Data provided -

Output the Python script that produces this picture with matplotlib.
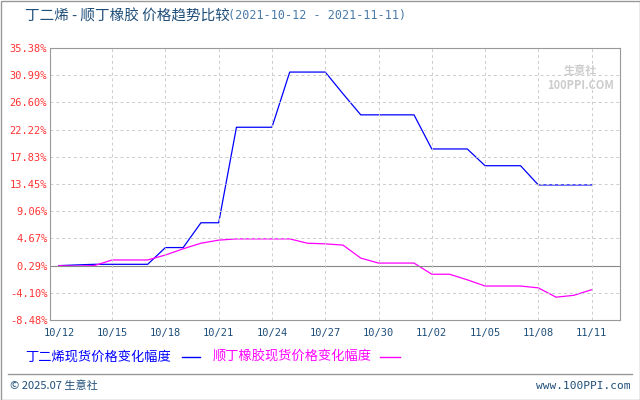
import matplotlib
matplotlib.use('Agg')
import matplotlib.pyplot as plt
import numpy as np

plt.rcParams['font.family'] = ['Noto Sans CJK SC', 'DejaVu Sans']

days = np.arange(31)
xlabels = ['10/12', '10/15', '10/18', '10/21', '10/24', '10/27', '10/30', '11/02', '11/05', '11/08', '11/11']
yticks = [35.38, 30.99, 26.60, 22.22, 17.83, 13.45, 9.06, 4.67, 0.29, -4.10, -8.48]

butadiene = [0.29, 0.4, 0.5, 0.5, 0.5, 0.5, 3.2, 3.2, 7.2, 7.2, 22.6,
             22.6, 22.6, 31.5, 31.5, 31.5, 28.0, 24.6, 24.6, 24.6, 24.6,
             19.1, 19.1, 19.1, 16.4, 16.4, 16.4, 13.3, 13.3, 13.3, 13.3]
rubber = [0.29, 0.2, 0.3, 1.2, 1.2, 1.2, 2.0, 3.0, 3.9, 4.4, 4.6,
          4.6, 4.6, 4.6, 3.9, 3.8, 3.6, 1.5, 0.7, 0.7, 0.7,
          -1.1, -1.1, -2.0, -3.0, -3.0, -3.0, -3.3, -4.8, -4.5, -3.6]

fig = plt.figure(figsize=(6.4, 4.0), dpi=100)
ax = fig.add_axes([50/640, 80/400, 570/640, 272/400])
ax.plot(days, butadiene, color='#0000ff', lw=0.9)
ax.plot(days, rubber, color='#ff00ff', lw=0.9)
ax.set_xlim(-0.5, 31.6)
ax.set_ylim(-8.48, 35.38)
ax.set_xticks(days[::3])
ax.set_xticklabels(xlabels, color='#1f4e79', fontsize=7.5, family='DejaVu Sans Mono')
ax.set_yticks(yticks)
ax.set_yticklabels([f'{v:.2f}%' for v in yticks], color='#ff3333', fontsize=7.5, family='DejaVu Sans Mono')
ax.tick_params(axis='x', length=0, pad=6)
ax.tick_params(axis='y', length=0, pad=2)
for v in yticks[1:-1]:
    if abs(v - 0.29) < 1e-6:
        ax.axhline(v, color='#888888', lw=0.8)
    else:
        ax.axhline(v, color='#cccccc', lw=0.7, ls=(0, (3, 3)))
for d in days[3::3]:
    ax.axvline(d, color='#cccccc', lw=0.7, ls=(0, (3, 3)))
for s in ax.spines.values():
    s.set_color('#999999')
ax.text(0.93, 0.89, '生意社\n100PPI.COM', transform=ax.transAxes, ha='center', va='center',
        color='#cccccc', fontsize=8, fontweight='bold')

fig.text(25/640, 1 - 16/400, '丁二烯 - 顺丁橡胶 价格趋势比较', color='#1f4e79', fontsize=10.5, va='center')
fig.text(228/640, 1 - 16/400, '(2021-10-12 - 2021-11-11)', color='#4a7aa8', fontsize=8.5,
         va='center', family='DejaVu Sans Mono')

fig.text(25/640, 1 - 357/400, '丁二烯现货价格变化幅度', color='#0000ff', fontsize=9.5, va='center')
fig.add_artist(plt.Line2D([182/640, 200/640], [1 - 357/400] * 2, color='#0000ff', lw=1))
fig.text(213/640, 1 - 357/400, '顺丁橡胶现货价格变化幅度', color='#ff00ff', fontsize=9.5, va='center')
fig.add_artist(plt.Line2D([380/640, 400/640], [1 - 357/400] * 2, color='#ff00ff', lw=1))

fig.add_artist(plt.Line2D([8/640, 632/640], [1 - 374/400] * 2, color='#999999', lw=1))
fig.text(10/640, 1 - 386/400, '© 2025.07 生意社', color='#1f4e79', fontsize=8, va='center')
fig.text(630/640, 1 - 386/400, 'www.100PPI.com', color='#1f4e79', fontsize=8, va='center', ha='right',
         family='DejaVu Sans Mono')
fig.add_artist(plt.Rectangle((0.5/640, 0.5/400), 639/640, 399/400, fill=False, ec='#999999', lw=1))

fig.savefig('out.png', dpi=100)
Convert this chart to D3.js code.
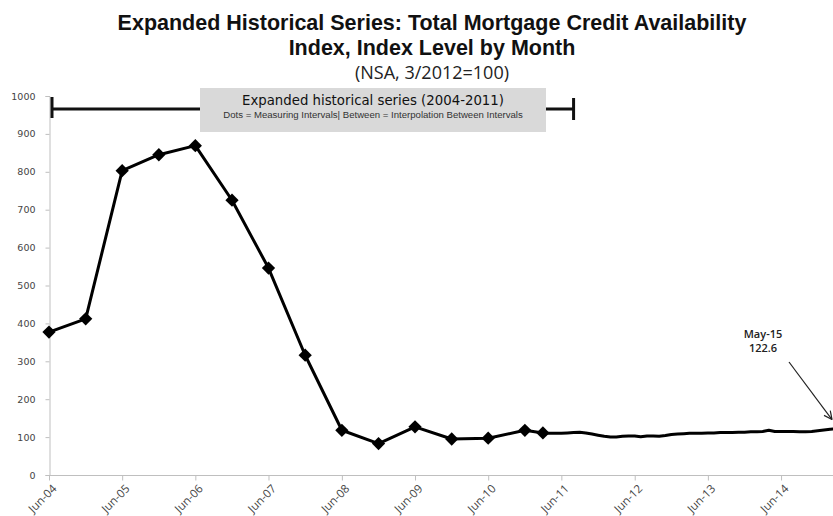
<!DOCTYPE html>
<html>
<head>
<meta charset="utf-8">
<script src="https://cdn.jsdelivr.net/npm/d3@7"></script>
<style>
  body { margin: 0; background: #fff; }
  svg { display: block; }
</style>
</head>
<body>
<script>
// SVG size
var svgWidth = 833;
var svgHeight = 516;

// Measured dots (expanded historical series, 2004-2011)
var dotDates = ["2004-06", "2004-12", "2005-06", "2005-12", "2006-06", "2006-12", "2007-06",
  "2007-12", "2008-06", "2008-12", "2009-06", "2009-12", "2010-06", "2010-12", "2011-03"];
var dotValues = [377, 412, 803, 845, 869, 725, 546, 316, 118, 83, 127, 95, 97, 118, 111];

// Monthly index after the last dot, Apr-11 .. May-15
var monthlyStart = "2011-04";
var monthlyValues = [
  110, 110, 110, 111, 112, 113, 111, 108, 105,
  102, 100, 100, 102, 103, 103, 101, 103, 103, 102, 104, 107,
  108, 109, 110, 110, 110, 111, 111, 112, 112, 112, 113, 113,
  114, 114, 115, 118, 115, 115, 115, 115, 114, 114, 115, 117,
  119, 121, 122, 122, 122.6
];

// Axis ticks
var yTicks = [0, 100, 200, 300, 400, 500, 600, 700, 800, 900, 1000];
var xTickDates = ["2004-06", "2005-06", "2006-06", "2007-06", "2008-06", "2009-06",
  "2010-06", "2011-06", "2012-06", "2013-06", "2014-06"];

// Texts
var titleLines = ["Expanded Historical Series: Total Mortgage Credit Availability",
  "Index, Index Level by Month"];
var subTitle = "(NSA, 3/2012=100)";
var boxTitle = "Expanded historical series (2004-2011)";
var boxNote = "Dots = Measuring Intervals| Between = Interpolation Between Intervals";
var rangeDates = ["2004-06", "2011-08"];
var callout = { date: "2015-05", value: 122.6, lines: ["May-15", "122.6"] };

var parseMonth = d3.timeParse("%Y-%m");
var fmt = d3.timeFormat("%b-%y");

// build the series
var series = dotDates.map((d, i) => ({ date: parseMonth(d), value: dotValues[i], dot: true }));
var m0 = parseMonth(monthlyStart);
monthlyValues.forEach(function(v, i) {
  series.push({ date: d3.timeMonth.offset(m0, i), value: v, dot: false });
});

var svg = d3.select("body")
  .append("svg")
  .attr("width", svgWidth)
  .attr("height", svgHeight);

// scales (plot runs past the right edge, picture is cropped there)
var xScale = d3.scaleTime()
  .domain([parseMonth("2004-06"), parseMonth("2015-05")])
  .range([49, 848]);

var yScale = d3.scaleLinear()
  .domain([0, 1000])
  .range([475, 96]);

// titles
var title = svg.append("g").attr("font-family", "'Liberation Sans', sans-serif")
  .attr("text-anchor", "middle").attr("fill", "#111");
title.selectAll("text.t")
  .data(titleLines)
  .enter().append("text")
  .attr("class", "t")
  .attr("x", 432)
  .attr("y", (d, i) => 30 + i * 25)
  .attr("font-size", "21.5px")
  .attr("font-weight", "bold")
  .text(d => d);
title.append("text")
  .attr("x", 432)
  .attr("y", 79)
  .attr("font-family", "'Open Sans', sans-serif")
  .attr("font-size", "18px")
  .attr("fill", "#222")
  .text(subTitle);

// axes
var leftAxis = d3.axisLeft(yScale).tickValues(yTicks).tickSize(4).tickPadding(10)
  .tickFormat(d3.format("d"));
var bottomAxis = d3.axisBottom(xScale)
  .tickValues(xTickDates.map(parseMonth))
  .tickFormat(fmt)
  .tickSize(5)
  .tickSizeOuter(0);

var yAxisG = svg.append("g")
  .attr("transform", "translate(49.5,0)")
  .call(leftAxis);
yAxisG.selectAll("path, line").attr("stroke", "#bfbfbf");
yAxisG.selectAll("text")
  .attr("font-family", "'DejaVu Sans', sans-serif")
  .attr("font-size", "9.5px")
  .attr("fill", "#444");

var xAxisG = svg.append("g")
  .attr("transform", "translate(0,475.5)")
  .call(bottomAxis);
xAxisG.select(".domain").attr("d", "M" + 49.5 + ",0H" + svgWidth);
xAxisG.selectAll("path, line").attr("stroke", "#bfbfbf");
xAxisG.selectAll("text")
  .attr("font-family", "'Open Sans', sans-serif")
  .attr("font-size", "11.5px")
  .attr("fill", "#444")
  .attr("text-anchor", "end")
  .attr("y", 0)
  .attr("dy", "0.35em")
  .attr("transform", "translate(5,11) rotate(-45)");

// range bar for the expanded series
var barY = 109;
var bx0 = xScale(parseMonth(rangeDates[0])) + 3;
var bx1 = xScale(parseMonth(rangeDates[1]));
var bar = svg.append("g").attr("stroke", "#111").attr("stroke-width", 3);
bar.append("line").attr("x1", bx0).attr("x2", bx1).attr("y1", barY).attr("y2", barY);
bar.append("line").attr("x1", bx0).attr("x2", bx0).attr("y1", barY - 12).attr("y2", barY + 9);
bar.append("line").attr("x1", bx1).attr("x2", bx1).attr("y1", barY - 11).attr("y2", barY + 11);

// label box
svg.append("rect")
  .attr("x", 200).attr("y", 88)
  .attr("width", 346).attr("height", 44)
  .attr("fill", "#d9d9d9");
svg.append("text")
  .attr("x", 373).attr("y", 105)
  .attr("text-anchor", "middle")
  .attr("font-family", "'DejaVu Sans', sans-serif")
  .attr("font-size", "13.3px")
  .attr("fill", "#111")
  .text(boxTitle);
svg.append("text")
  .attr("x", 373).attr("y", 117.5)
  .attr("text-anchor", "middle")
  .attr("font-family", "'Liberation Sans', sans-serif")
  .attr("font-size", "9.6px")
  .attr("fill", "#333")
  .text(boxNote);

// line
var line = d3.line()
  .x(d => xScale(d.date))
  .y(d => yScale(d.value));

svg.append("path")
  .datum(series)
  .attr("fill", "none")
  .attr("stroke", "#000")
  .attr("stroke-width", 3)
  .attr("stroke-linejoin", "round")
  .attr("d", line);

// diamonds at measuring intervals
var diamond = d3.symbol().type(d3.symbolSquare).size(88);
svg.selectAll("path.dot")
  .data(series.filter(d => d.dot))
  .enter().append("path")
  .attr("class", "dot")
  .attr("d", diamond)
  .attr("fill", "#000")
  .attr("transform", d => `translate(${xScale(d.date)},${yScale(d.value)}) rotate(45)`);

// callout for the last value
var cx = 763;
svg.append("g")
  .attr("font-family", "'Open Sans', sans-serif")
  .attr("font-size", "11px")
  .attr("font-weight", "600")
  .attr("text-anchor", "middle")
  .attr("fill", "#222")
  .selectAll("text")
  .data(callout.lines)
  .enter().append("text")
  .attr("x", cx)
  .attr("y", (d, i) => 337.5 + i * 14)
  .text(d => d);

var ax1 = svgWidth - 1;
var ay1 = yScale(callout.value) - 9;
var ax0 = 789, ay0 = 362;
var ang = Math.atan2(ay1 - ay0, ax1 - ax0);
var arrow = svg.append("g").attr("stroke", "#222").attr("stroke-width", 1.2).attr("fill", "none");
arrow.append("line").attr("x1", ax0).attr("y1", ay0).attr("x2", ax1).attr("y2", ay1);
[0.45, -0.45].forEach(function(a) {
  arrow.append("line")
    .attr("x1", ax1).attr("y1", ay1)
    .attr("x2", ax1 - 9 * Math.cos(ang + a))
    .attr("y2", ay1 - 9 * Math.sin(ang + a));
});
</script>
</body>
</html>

Directions for this task - Only the lines from the start of the records through the line containing "0.29, -4.10, -8.48]" should be repeated, word for word, with the pictures left out.

Exercise output -
Output the Python script that produces this picture with matplotlib.
import matplotlib
matplotlib.use('Agg')
import matplotlib.pyplot as plt
import numpy as np

plt.rcParams['font.family'] = ['Noto Sans CJK SC', 'DejaVu Sans']

days = np.arange(31)
xlabels = ['10/12', '10/15', '10/18', '10/21', '10/24', '10/27', '10/30', '11/02', '11/05', '11/08', '11/11']
yticks = [35.38, 30.99, 26.60, 22.22, 17.83, 13.45, 9.06, 4.67, 0.29, -4.10, -8.48]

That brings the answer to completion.